Output each line exactly as it appears, skipping any embedded picture.

Start Source excerpt

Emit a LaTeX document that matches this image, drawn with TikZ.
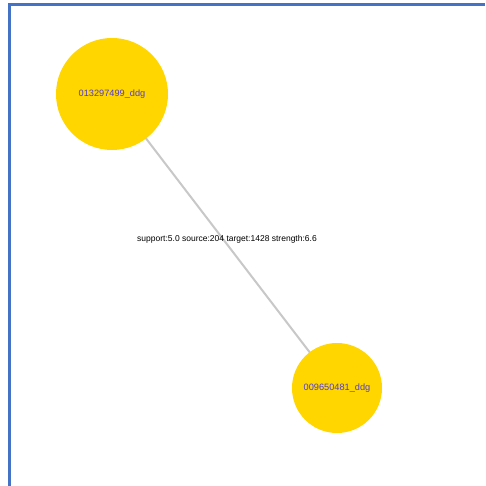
\documentclass[tikz,border=0pt]{standalone}
\usepackage{fontspec}
\setmainfont{Liberation Sans}
\definecolor{frameblue}{RGB}{68,114,196}
\definecolor{nodegold}{RGB}{255,214,0}
\definecolor{labelblue}{RGB}{80,60,210}
\definecolor{edgegrey}{RGB}{200,200,200}
\begin{document}
\begin{tikzpicture}[x=1pt,y=-1pt,
  gnode/.style={circle,fill=nodegold,draw=none,inner sep=0pt,text=labelblue,font=\fontsize{9.2}{10}\selectfont},
  glink/.style={draw=edgegrey,line width=2pt},
  glabel/.style={font=\fontsize{8.5}{9}\selectfont,text=black,inner sep=0pt}]
\useasboundingbox (0,0) rectangle (485,486);
\fill[white] (0,0) rectangle (485,486);
% frame along top and left edges
\draw[frameblue,line width=3.5pt] (9.5,486) -- (9.5,4.5) -- (485,4.5);
% link drawn first so the nodes cover its ends
\coordinate (ca) at (112,94);
\coordinate (cb) at (337,388);
\draw[glink] (ca) -- (cb);
\node[gnode,minimum size=112pt] (a) at (ca) {\raisebox{2pt}{013297499\_ddg}};
\node[gnode,minimum size=90pt] (b) at (cb) {\raisebox{1pt}{009650481\_ddg}};
\node[glabel] (l) at (227,239) {support:5.0 source:204 target:1428 strength:6.6};
\end{tikzpicture}
\end{document}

End Source excerpt

Response to the exercise >>
Emit a LaTeX document that matches this image, drawn with TikZ.
\documentclass[tikz,border=0pt]{standalone}
\usepackage{fontspec}
\setmainfont{Liberation Sans}
\definecolor{frameblue}{RGB}{68,114,196}
\definecolor{nodegold}{RGB}{255,214,0}
\definecolor{labelblue}{RGB}{80,60,210}
\definecolor{edgegrey}{RGB}{200,200,200}
\begin{document}
\begin{tikzpicture}[x=1pt,y=-1pt,
  gnode/.style={circle,fill=nodegold,draw=none,inner sep=0pt,text=labelblue,font=\fontsize{9.2}{10}\selectfont},
  glink/.style={draw=edgegrey,line width=2pt},
  glabel/.style={font=\fontsize{8.5}{9}\selectfont,text=black,inner sep=0pt}]
\useasboundingbox (0,0) rectangle (485,486);
\fill[white] (0,0) rectangle (485,486);
% frame along top and left edges
\draw[frameblue,line width=3.5pt] (9.5,486) -- (9.5,4.5) -- (485,4.5);
% link drawn first so the nodes cover its ends
\coordinate (ca) at (112,94);
\coordinate (cb) at (337,388);
\draw[glink] (ca) -- (cb);
\node[gnode,minimum size=112pt] (a) at (ca) {\raisebox{2pt}{013297499\_ddg}};
\node[gnode,minimum size=90pt] (b) at (cb) {\raisebox{1pt}{009650481\_ddg}};
\node[glabel] (l) at (227,239) {support:5.0 source:204 target:1428 strength:6.6};
\end{tikzpicture}
\end{document}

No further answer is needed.